### [TASK PROMPT]
Give back, exactly as written, the lines from the beginning of the listing through the one that contains "import numpy as np".

-- START OF DATASET ROWS --

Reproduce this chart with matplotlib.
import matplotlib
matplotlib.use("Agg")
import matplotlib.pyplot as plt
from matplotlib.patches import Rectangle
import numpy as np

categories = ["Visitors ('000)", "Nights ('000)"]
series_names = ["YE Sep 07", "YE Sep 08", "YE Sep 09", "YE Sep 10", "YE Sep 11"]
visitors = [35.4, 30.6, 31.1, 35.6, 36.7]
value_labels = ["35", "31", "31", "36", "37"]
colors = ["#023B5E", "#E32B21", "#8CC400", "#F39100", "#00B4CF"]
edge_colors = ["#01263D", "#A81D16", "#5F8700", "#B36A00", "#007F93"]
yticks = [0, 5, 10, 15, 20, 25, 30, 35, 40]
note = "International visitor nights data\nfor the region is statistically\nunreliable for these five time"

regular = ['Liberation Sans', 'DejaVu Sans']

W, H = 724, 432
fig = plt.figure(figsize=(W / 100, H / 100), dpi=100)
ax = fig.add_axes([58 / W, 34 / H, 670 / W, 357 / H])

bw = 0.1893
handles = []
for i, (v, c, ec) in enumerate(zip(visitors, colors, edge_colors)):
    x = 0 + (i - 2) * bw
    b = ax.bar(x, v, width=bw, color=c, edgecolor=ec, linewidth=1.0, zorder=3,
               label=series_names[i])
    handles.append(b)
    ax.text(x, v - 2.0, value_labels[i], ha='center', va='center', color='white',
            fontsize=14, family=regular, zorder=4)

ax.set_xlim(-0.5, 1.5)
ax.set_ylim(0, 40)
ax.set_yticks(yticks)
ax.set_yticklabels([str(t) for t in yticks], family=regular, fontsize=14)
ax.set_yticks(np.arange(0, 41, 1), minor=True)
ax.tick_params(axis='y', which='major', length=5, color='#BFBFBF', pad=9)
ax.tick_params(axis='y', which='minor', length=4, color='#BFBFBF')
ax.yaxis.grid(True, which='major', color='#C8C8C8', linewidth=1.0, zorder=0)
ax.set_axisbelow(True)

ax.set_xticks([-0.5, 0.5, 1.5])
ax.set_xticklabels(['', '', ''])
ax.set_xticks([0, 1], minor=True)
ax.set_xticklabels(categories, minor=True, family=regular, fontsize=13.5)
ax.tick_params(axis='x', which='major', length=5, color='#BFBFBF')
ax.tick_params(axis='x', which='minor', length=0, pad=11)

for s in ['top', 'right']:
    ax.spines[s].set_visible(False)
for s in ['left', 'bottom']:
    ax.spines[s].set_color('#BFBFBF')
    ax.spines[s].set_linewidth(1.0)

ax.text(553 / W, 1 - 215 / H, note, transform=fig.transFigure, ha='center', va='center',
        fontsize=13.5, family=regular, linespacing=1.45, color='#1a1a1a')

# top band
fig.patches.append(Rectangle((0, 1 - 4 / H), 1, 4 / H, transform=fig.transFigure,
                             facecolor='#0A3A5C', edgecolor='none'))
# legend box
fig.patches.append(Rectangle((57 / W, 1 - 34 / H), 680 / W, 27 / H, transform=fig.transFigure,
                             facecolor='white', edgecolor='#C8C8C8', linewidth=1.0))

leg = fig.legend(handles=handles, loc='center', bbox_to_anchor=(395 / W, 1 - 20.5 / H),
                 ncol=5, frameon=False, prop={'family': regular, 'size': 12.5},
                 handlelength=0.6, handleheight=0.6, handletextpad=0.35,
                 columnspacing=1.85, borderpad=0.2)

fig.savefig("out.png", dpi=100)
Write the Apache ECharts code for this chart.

-- END OF DATASET ROWS --

### [RESULT BELOW]
Reproduce this chart with matplotlib.
import matplotlib
matplotlib.use("Agg")
import matplotlib.pyplot as plt
from matplotlib.patches import Rectangle
import numpy as np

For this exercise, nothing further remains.